School board handles many issues at March meeting
By ALLAN TINKER
The McClusky School board moved through a variety of issues at its March 13 meeting.
The meeting, which is preceded by an open meal for the board, which may or may not have a quorum present, started with the superintendent’s report.
Supt Robert Tollefson reported on the MREC committee’s March 17 meeting with candidates for the MREC director’s position.
Deandra Viellieux has been hired to fill the para-professional position and started on March 10. She will continue her training with Lone Tree staff. She is a former daycare worker from Tiny Turtles in Turtle Lake.

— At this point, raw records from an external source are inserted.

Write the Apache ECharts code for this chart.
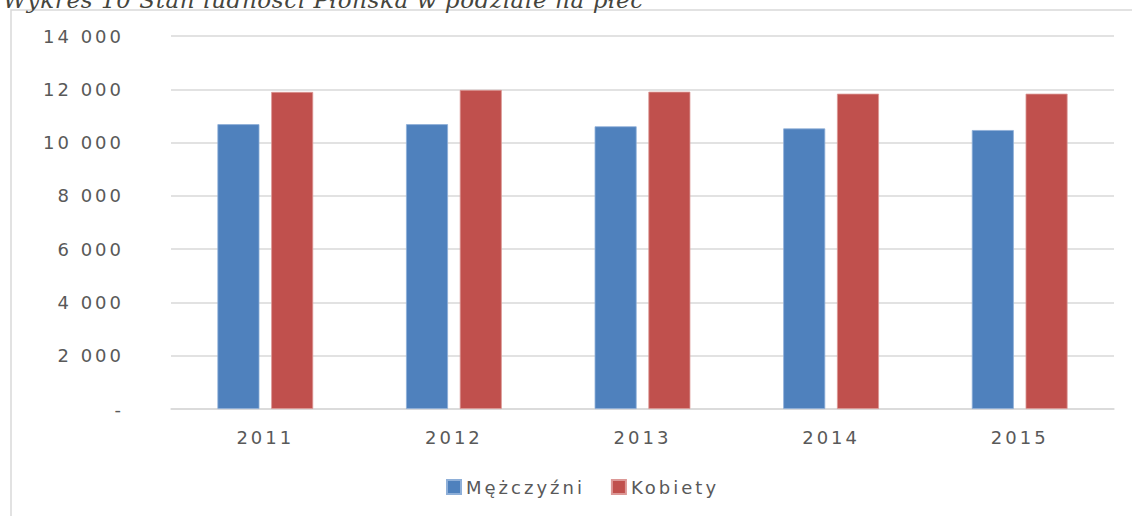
<!DOCTYPE html>
<html>
<head>
<meta charset="utf-8">
<title>Wykres 10</title>
<script src="https://cdn.jsdelivr.net/npm/echarts@6/dist/echarts.min.js"></script>
<style>
    html, body { margin: 0; padding: 0; background: #fff; overflow: hidden; }
    #wrap { position: relative; width: 1132px; height: 516px; }
    #chart { width: 1132px; height: 516px; }
    /* szerszy rozstaw liter jak w oryginale (Excel) */
    #chart text { letter-spacing: 3px; }
    #title {
        position: absolute;
        left: 3px;
        top: -11px;
        font: italic 23px/23px "DejaVu Serif";
        letter-spacing: 0.6px;
        color: #45453d;
        white-space: nowrap;
    }
</style>
</head>
<body>
<div id="wrap">
    <div id="chart"></div>
    <div id="title"></div>
</div>
<script>
// dane wykresu
const years = ['2011', '2012', '2013', '2014', '2015'];
const men = [10690, 10690, 10610, 10530, 10470];
const women = [11900, 11975, 11910, 11835, 11835];
const seriesNames = ['Mężczyźni', 'Kobiety'];
const titleText = 'Wykres 10 Stan ludności Płońska w podziale na płeć';

const textColor = '#595959';

function formatTick(v) {
    if (v === 0) return '-';
    return String(v).replace(/\B(?=(\d{3})+(?!\d))/g, ' ');
}

window.addEventListener('DOMContentLoaded', function() {
    document.getElementById('title').textContent = titleText;

    const chart = echarts.init(document.getElementById('chart'), null, { renderer: 'svg' });
    const option = {
        animation: false,
        color: ['#4F81BD', '#C0504D'],
        grid: {
            left: 171,
            right: 18,
            top: 36,
            bottom: 107
        },
        legend: {
            data: seriesNames,
            bottom: 15,
            left: 441,
            itemWidth: 14,
            itemHeight: 14,
            itemGap: 53,
            icon: 'rect',
            textStyle: {
                fontFamily: 'DejaVu Sans',
                fontSize: 18,
                color: textColor
            }
        },
        graphic: [
            {
                type: 'polyline',
                shape: { points: [[11, 516], [11, 10], [1132, 10]] },
                style: { stroke: '#d9d9d9', lineWidth: 1.5, fill: null }
            }
        ],
        xAxis: {
            type: 'category',
            data: years,
            axisTick: { show: false },
            axisLine: { lineStyle: { color: '#d9d9d9', width: 1.5 } },
            axisLabel: {
                margin: 19,
                fontFamily: 'DejaVu Sans',
                fontSize: 18,
                color: textColor
            }
        },
        yAxis: {
            type: 'value',
            min: 0,
            max: 14000,
            interval: 2000,
            axisLine: { show: false },
            axisTick: { show: false },
            splitLine: { lineStyle: { color: '#d9d9d9', width: 1.5 } },
            axisLabel: {
                margin: 47,
                fontFamily: 'DejaVu Sans',
                fontSize: 18,
                color: textColor,
                formatter: formatTick
            }
        },
        series: [
            {
                name: seriesNames[0],
                type: 'bar',
                data: men,
                barWidth: 42,
                barGap: '28%',
                itemStyle: { borderColor: '#8eafd8', borderWidth: 0.8 }
            },
            {
                name: seriesNames[1],
                type: 'bar',
                data: women,
                barWidth: 42,
                itemStyle: { borderColor: '#dc9896', borderWidth: 0.8 }
            }
        ]
    };
    chart.setOption(option);
});
</script>
</body>
</html>
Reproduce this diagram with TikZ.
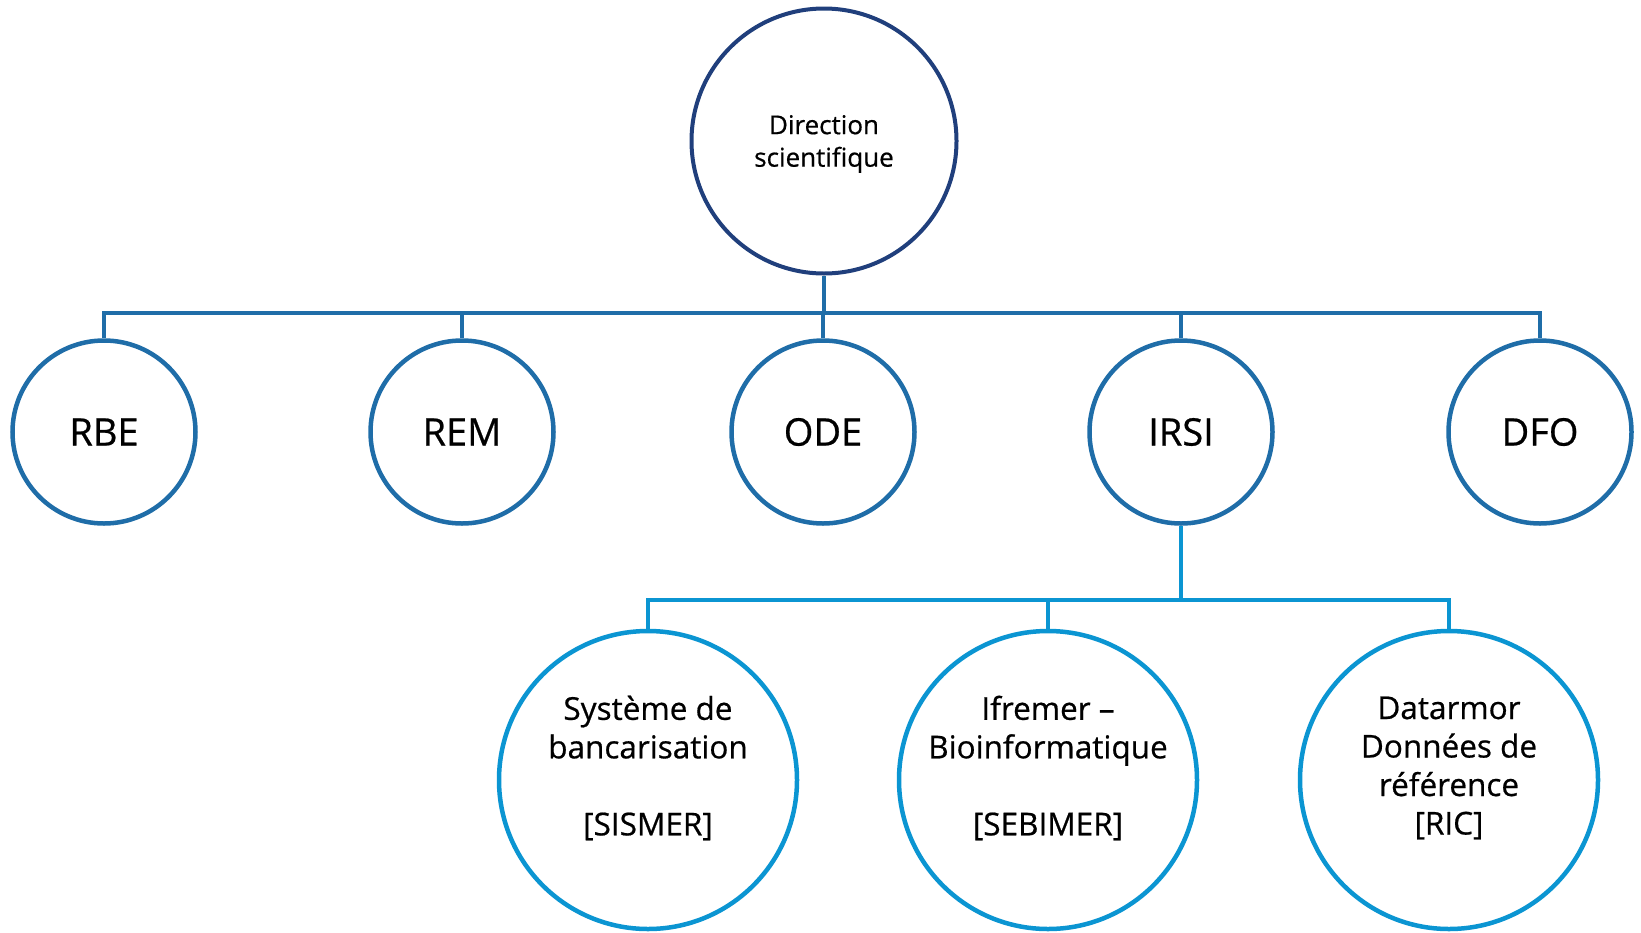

Tollefson reported that a conversation with Sheridan County Commissioner Michael Axt, led to their agreement that the state’s mandate of an increase should be left to the state and the county to keep valuations at what they see is fitting. If the county does not increase the property valuation within the prescribed valuations (17-18 percent) set by the state, the state will mandate the increase. This puts the county officials in the blame seat when the county property owners get their tax bills.
McClusky School District pays 80 percent of a single policy currently for insurance for employees. This is projected to rise, as much as 28 percent. That would drive the costs from $334 to $535 or somewhere in between, depending upon the increase level. This was an FYI, with no action taken.
Principal Dan Klemisch reported on the mid-winter conference, again stating the sessions on school culture were excellent. Klemisch stated they were taught that you cannot teach a student to care about how much you know until they know how much you care.
Klemisch also presented information on a new AdvancED Workshop scheduled for April 1. Both he and Mr Fylling will attend.
The basis is to help schools engage in continuous improvement in their culture and systems within the schools.
Elementary Keyboarding is being taught by Miss Hoffman and Mrs. Faul and Klemisch reported the students seem to be enjoying learning and are making good progress. Accuracy levels are in the 90 percentile range.